Embodiments described herein relate generally to the remediation of electrochemical cell electrodes.
Batteries are typically constructed of solid electrodes, separators, electrolyte, and ancillary components, for example related to packaging, thermal management, cell balancing, consolidation of electrical current carriers into terminals, and/or other such components. Battery electrodes typically include active materials, conductive materials, binders (such as poly(vinylidene difluoride) (“PVDF”) and styrene-butadiene rubber (“SBR”)) and other additives that are calendered as a dried solid matrix coating onto a metallic substrate or current collector.

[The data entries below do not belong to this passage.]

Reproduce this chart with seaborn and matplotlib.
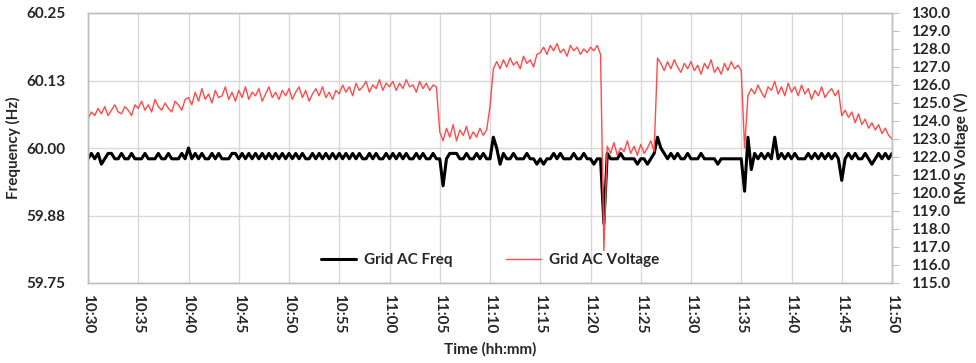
import numpy as np
import pandas as pd
import matplotlib
matplotlib.use("Agg")
import matplotlib.pyplot as plt
from matplotlib.lines import Line2D
import seaborn as sns

# ---- data (20-second samples, 10:30:00 .. 11:50:00) ----
START = "2000-01-01 10:30:00"
END = "2000-01-01 11:50:00"

voltage = [
    124.1, 124.5, 124.3, 124.7, 124.4, 124.8, 124.3, 124.6, 124.9, 124.5, 124.4, 124.8, 124.6, 124.3, 124.9,
    124.7, 125.1, 124.6, 124.9, 124.5, 125.2, 124.8, 124.6, 125.0, 124.7, 124.5, 125.1, 124.9, 124.6, 125.2,
    125.3, 124.9, 125.6, 125.1, 125.8, 125.2, 125.5, 125.0, 125.7, 125.3, 125.4, 125.9, 125.2, 125.6, 125.1,
    125.7, 125.3, 125.9, 125.2, 125.6, 125.4, 125.8, 125.1, 125.5, 125.9, 125.3, 125.6, 125.2, 125.7, 125.4,
    125.8, 125.2, 125.6, 125.9, 125.3, 125.7, 125.1, 125.5, 125.8, 125.4, 125.9, 125.3, 125.6, 125.2, 125.7,
    125.5, 126.0, 125.6, 125.9, 125.4, 126.1, 125.7, 125.9, 126.2, 125.6, 126.0, 125.8, 126.3, 125.7, 126.1,
    125.9, 126.2, 125.7, 126.1, 125.8, 126.3, 125.9, 126.0, 125.6, 126.2, 125.8, 126.1, 125.7, 126.0, 125.9,
    123.4, 122.9, 123.6, 123.1, 123.8, 122.9, 123.5, 123.2, 123.7, 123.0, 123.4, 123.1, 123.6, 123.2, 123.5,
    124.8, 126.9, 127.3, 126.9, 127.4, 127.0, 127.5, 127.1, 127.3, 126.9, 127.6, 127.2, 127.4, 127.0, 127.7,
    127.8, 128.1, 127.7, 128.2, 127.9, 128.3, 127.8, 128.0, 127.6, 128.2, 127.9, 128.1, 127.7, 128.0, 127.8,
    128.1, 127.9, 128.2, 127.7, 116.8, 122.6, 122.2, 122.8, 122.1, 122.5, 122.3, 122.9, 122.2, 122.6, 122.1,
    122.7, 122.2, 122.5, 122.9, 122.3, 127.5, 127.2, 126.8, 127.3, 126.9, 127.4, 127.0, 126.7, 127.2, 126.9,
    127.3, 126.8, 127.1, 126.6, 127.2, 126.9, 127.4, 126.7, 127.0, 126.6, 127.2, 126.8, 127.3, 126.9, 127.1,
    126.8, 122.5, 125.4, 125.8, 125.5, 126.0, 125.6, 125.3, 125.9, 125.7, 126.2, 125.5, 125.9, 125.4, 126.1,
    125.6, 125.9, 125.4, 126.0, 125.5, 125.8, 125.2, 125.7, 125.4, 125.9, 125.3, 125.6, 125.8, 125.4, 125.7,
    124.3, 124.6, 124.2, 124.5, 123.9, 124.4, 123.8, 124.1, 123.6, 123.9, 123.5, 123.8, 123.3, 123.6, 123.2,
    123.0,
]

frequency = [
    59.98, 59.99, 59.98, 59.99, 59.97, 59.98, 59.99, 59.99, 59.98, 59.98, 59.99, 59.98, 59.98, 59.99, 59.98,
    59.98, 59.98, 59.99, 59.98, 59.98, 59.98, 59.99, 59.98, 59.98, 59.99, 59.98, 59.98, 59.98, 59.99, 59.98,
    60.00, 59.98, 59.99, 59.98, 59.99, 59.98, 59.98, 59.99, 59.98, 59.99, 59.98, 59.98, 59.98, 59.99, 59.99,
    59.98, 59.99, 59.98, 59.99, 59.98, 59.99, 59.98, 59.99, 59.98, 59.99, 59.98, 59.99, 59.98, 59.99, 59.98,
    59.99, 59.98, 59.99, 59.98, 59.99, 59.98, 59.98, 59.99, 59.98, 59.99, 59.98, 59.99, 59.98, 59.99, 59.98,
    59.99, 59.98, 59.99, 59.98, 59.99, 59.98, 59.99, 59.98, 59.98, 59.99, 59.98, 59.99, 59.98, 59.98, 59.99,
    59.98, 59.99, 59.98, 59.99, 59.98, 59.99, 59.98, 59.98, 59.99, 59.98, 59.99, 59.98, 59.98, 59.99, 59.98,
    59.98, 59.93, 59.98, 59.99, 59.99, 59.99, 59.98, 59.98, 59.99, 59.98, 59.98, 59.99, 59.98, 59.99, 59.98,
    59.98, 60.02, 60.00, 59.97, 59.99, 59.98, 59.98, 59.99, 59.98, 59.98, 59.98, 59.99, 59.98, 59.98, 59.97,
    59.98, 59.97, 59.98, 59.98, 59.99, 59.98, 59.99, 59.98, 59.98, 59.98, 59.99, 59.98, 59.98, 59.99, 59.98,
    59.98, 59.97, 59.98, 59.98, 59.86, 59.99, 59.98, 59.98, 59.98, 59.99, 59.98, 59.98, 59.98, 59.98, 59.97,
    59.98, 59.98, 59.97, 59.98, 59.99, 60.02, 60.00, 59.99, 59.98, 59.99, 59.98, 59.99, 59.98, 59.98, 59.99,
    59.98, 59.98, 59.98, 59.99, 59.98, 59.98, 59.98, 59.98, 59.97, 59.98, 59.98, 59.98, 59.98, 59.98, 59.98,
    59.98, 59.92, 60.02, 59.96, 59.99, 59.98, 59.99, 59.98, 59.99, 59.98, 60.02, 59.98, 59.99, 59.98, 59.99,
    59.98, 59.99, 59.98, 59.98, 59.98, 59.99, 59.98, 59.99, 59.98, 59.99, 59.98, 59.99, 59.98, 59.99, 59.98,
    59.94, 59.98, 59.99, 59.98, 59.99, 59.98, 59.98, 59.99, 59.98, 59.97, 59.98, 59.99, 59.98, 59.99, 59.98,
    59.99,
]

x_tick_labels = ["10:30", "10:35", "10:40", "10:45", "10:50", "10:55", "11:00", "11:05",
                 "11:10", "11:15", "11:20", "11:25", "11:30", "11:35", "11:40", "11:45", "11:50"]
freq_ticks = [59.75, 59.875, 60.0, 60.125, 60.25]
freq_tick_labels = ["59.75", "59.88", "60.00", "60.13", "60.25"]
volt_ticks = [115.0, 116.0, 117.0, 118.0, 119.0, 120.0, 121.0, 122.0, 123.0, 124.0,
              125.0, 126.0, 127.0, 128.0, 129.0, 130.0]

time = pd.date_range(START, END, freq="20s")
df = pd.DataFrame({"time": time, "freq": frequency, "volt": voltage})

# ---- style ----
sns.set_style("white")
plt.rcParams["font.family"] = ["Lato", "DejaVu Sans"]

fig = plt.figure(figsize=(9.76, 3.63), dpi=100)
ax = fig.add_axes([88 / 976, 1 - 283 / 363, (892 - 88) / 976, (283 - 13) / 363])
ax2 = ax.twinx()

sns.lineplot(data=df, x="time", y="freq", ax=ax, color="black", linewidth=2.2,
             legend=False)
sns.lineplot(data=df, x="time", y="volt", ax=ax2, color="#ff4a4a", linewidth=1.0,
             legend=False)

# x axis
tick_times = pd.date_range(START, END, freq="5min")
ax.set_xlim(time[0], time[-1])
ax.set_xticks(tick_times)
ax.set_xticklabels(x_tick_labels, rotation=-90, fontsize=11, fontweight="bold")
ax.set_xlabel("Time (hh:mm)", fontsize=11, fontweight="bold", labelpad=6)

# left axis
ax.set_ylim(59.75, 60.25)
ax.set_yticks(freq_ticks)
ax.set_yticklabels(freq_tick_labels, fontsize=11, fontweight="bold")
ax.set_ylabel("Frequency (Hz)", fontsize=11, fontweight="bold", labelpad=4)
ax.tick_params(axis="y", length=0, pad=16)
ax.tick_params(axis="x", length=4, color="#bfbfbf", pad=4)

# right axis
ax2.set_ylim(115, 130)
ax2.set_yticks(volt_ticks)
ax2.set_yticklabels([f"{v:.1f}" for v in volt_ticks], fontsize=11, fontweight="bold")
ax2.set_ylabel("RMS Voltage (V)", fontsize=11, fontweight="bold", labelpad=2)
ax2.tick_params(axis="y", length=5, color="#bfbfbf", pad=9)

ax.grid(True, color="#d9d9d9", linewidth=1.0)
ax.set_axisbelow(True)
for a in (ax, ax2):
    for s in a.spines.values():
        s.set_color("#bfbfbf")
        s.set_linewidth(1.0)

handles = [Line2D([], [], color="black", linewidth=2.2),
           Line2D([], [], color="#ff4a4a", linewidth=1.0)]
leg = ax2.legend(handles, ["Grid AC Freq", "Grid AC Voltage"], loc="center",
                 bbox_to_anchor=(0.5, 0.085), ncol=2, frameon=False,
                 handlelength=2.3, columnspacing=3.5, handletextpad=0.5,
                 prop={"size": 11, "weight": "bold"})

fig.savefig("out.png", dpi=100)
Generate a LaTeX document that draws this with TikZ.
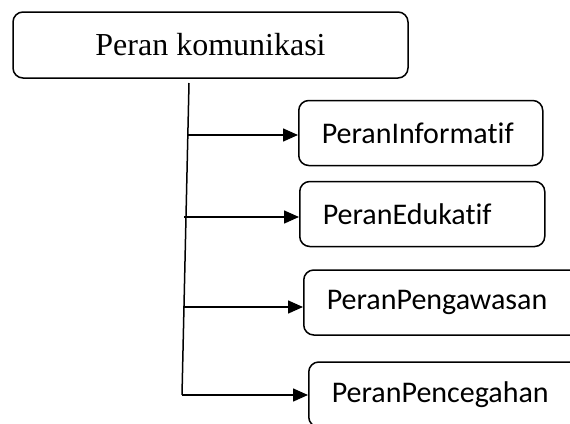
\documentclass[tikz,border=0pt]{standalone}
\usepackage{fontspec}
\setmainfont{Liberation Serif}
\newfontfamily\rolefont[Ligatures=NoCommon]{Carlito}
\usetikzlibrary{arrows.meta, positioning}

\begin{document}
\begin{tikzpicture}[x=1pt, y=-1pt, line width=1.5pt,
    topbox/.style={draw, rounded corners=10pt, minimum width=395pt, minimum height=66pt,
        font=\fontsize{32}{38}\selectfont},
    rolebox/.style={draw, rounded corners=10pt, minimum height=65pt, inner xsep=23pt,
        text width=#1, align=left, anchor=west, font=\rolefont\fontsize{30}{35}\selectfont},
    arr/.style={-{Triangle[length=15pt,width=13pt]}}]
\useasboundingbox (0,0) rectangle (570,423);
\clip (0,0) rectangle (570,423);
\node[topbox] (kom) at (210.5,45) {Peran komunikasi};
\node[rolebox=198pt] (info) at (298,133) {PeranInformatif};
\node[rolebox=199pt] (edu) at (299,214) {PeranEdukatif};
\node[rolebox=234pt] (awas) at (303,302.5) {PeranPengawasan};
\node[rolebox=229pt] (cegah) at (308,394.5) {PeranPencegahan};
\coordinate (ttop) at (189,83);
\coordinate (tbot) at (182,395);
\draw (ttop) -- (tbot);
\foreach \n/\x/\y in {info/188/135, edu/184/217, awas/184/307, cegah/182/395} {
    \coordinate (s\n) at (\x,\y);
    \draw[arr] (s\n) -- (s\n -| \n.west);
}
\end{tikzpicture}
\end{document}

Some known methods for removing conventional electrode coatings involve immersion of the coatings in molten salt baths at very high temperatures (e.g., 450° C. or higher). Such methods have been found to cause damage to/erosion of the underlying current collector, and subsequent recovery of the coating constituents from the molten salt bath has been found to be uneconomical. Other approaches have involved the dissolution/leaching of electrode materials in strong acids. The use of harsh chemical treatments is necessary due to the difficulty of mechanically separating electrode components in a conventional electrode coating due both to the presence of large amounts of binder materials and also due to the hardness and density of the coating after the mechanical calendaring process. Still other approaches have involved electrolysis-based recovery of metals, requiring high power consumption and large investments in equipment, while resulting in large quantities of unrecovered electrode components.
Improved methods of remediating electrochemical cell electrodes are economically and environmentally desirable.